Schneider warnte zudem noch vor den schädlichen Auswirkungen der Negativzinspolitik auf die Altersvorsorge. "Der Sparer, der Arme" sei nur noch auf der Flucht. Das beschert den Sparkassen allerdings den bereits erwähnten Boom im Wertpapiergeschäft und eine anhaltend hohe Nachfrage nach Immobilienfinanzierungen. Doch Peter Schneider findet trotzdem noch etwas Wasser im Wein: So haben nur rund 6 Prozent (965 000) der Bürgerinnen und Bürger in Baden-Württemberg ein Wertpapierdepot bei einer der Sparkassen.
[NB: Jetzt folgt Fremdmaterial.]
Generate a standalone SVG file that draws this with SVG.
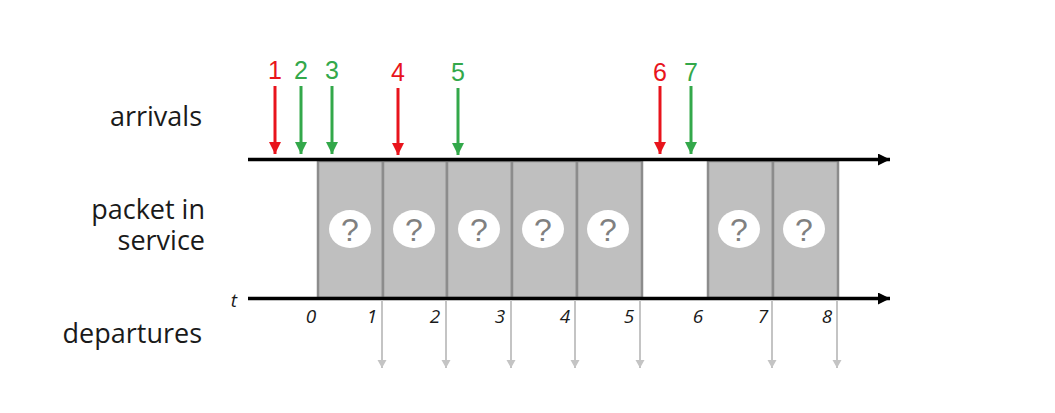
<svg xmlns="http://www.w3.org/2000/svg" width="1055" height="413" viewBox="0 0 1055 413">
<style>
.lbl{font-family:"Open Sans","Liberation Sans",sans-serif;font-size:27px;fill:#1a1a1a;text-anchor:end}
.tick{font-family:"Open Sans","Liberation Sans",sans-serif;font-size:19px;font-style:italic;fill:#1a1a1a;text-anchor:middle}
.num{font-family:"Liberation Sans",Arial,sans-serif;font-size:25px;text-anchor:middle}
.box{fill:#bfbfbf;stroke:#8c8c8c;stroke-width:2.5}
.q{fill:#ffffff}
.qt{font-family:"Liberation Sans",Arial,sans-serif;font-size:32px;fill:#808080;text-anchor:middle}
.axis{stroke:#000;stroke-width:3.5}
.red{stroke:#e8141c;stroke-width:3}
.green{stroke:#33a84a;stroke-width:3}
.dep{stroke:#c4c4c4;stroke-width:2}
</style>
<defs>
<marker id="ah" markerUnits="userSpaceOnUse" markerWidth="14" markerHeight="14" refX="12" refY="6" orient="auto"><path d="M0,0 L12,6 L0,12 Z" fill="#000"/></marker>
<marker id="ar" markerUnits="userSpaceOnUse" markerWidth="14" markerHeight="14" refX="12" refY="6" orient="auto"><path d="M0,0 L12,6 L0,12 Z" fill="#e8141c"/></marker>
<marker id="ag" markerUnits="userSpaceOnUse" markerWidth="14" markerHeight="14" refX="12" refY="6" orient="auto"><path d="M0,0 L12,6 L0,12 Z" fill="#33a84a"/></marker>
<marker id="ad" markerUnits="userSpaceOnUse" markerWidth="10" markerHeight="10" refX="8" refY="4.5" orient="auto"><path d="M0,0 L8,4.5 L0,9 Z" fill="#c4c4c4"/></marker>
</defs>
<rect width="1055" height="413" fill="#fff"/>
<g id="labels">
<text class="lbl" x="202" y="126">arrivals</text>
<text class="lbl" x="205" y="219">packet in</text>
<text class="lbl" x="205" y="250">service</text>
<text class="lbl" x="202" y="343">departures</text>
<text class="tick" x="234" y="307">t</text>
</g>
<g id="service">
<g id="p1"><rect class="box" x="318" y="161" width="65" height="137"/><ellipse class="q" cx="350" cy="229" rx="21" ry="19"/><text class="qt" x="350" y="241">?</text></g>
<g id="p2"><rect class="box" x="383" y="161" width="64" height="137"/><ellipse class="q" cx="414" cy="229" rx="21" ry="19"/><text class="qt" x="414" y="241">?</text></g>
<g id="p3"><rect class="box" x="447" y="161" width="65" height="137"/><ellipse class="q" cx="479" cy="229" rx="21" ry="19"/><text class="qt" x="479" y="241">?</text></g>
<g id="p4"><rect class="box" x="512" y="161" width="65" height="137"/><ellipse class="q" cx="543" cy="229" rx="21" ry="19"/><text class="qt" x="543" y="241">?</text></g>
<g id="p5"><rect class="box" x="577" y="161" width="65" height="137"/><ellipse class="q" cx="608" cy="229" rx="21" ry="19"/><text class="qt" x="608" y="241">?</text></g>
<g id="p6"><rect class="box" x="708" y="161" width="65" height="137"/><ellipse class="q" cx="739" cy="229" rx="21" ry="19"/><text class="qt" x="739" y="241">?</text></g>
<g id="p7"><rect class="box" x="773" y="161" width="65" height="137"/><ellipse class="q" cx="804" cy="229" rx="21" ry="19"/><text class="qt" x="804" y="241">?</text></g>
</g>
<g id="connectors">
<line class="axis" x1="248" y1="159.5" x2="890" y2="159.5" marker-end="url(#ah)"/>
<line class="axis" x1="248" y1="298.5" x2="890" y2="298.5" marker-end="url(#ah)"/>
<line class="red" x1="275" y1="86" x2="275" y2="154" marker-end="url(#ar)"/>
<line class="green" x1="301" y1="86" x2="301" y2="154" marker-end="url(#ag)"/>
<line class="green" x1="332" y1="86" x2="332" y2="154" marker-end="url(#ag)"/>
<line class="red" x1="398" y1="88" x2="398" y2="155" marker-end="url(#ar)"/>
<line class="green" x1="458" y1="88" x2="458" y2="155" marker-end="url(#ag)"/>
<line class="red" x1="660" y1="86" x2="660" y2="154" marker-end="url(#ar)"/>
<line class="green" x1="691" y1="86" x2="691" y2="154" marker-end="url(#ag)"/>
<line class="dep" x1="382" y1="300" x2="382" y2="368" marker-end="url(#ad)"/>
<line class="dep" x1="446" y1="300" x2="446" y2="368" marker-end="url(#ad)"/>
<line class="dep" x1="511" y1="300" x2="511" y2="368" marker-end="url(#ad)"/>
<line class="dep" x1="575" y1="300" x2="575" y2="368" marker-end="url(#ad)"/>
<line class="dep" x1="640" y1="300" x2="640" y2="368" marker-end="url(#ad)"/>
<line class="dep" x1="772" y1="300" x2="772" y2="368" marker-end="url(#ad)"/>
<line class="dep" x1="837" y1="300" x2="837" y2="368" marker-end="url(#ad)"/>
</g>
<g id="arrival-labels">
<text class="num" x="275" y="79" fill="#e8141c">1</text>
<text class="num" x="301" y="79" fill="#33a84a">2</text>
<text class="num" x="332" y="79" fill="#33a84a">3</text>
<text class="num" x="398" y="81" fill="#e8141c">4</text>
<text class="num" x="458" y="81" fill="#33a84a">5</text>
<text class="num" x="660" y="81" fill="#e8141c">6</text>
<text class="num" x="691" y="81" fill="#33a84a">7</text>
</g>
<g id="ticks">
<text class="tick" x="311" y="323">0</text>
<text class="tick" x="372" y="323">1</text>
<text class="tick" x="435" y="323">2</text>
<text class="tick" x="500" y="323">3</text>
<text class="tick" x="565" y="323">4</text>
<text class="tick" x="629" y="323">5</text>
<text class="tick" x="698" y="323">6</text>
<text class="tick" x="763" y="323">7</text>
<text class="tick" x="827" y="323">8</text>
</g>
</svg>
Die vergangenen Monate hätten gezeigt, dass die Regulierung im Wertpapiergeschäft über das Ziel hinausgeschossen sei. Fazit nach einem halben Jahr 2021 und mehr als einem Jahr Corona: Die Sparkassen tun, was sie können, um erfolgreich zu sein, aber nicht alles liegt in ihrer Hand.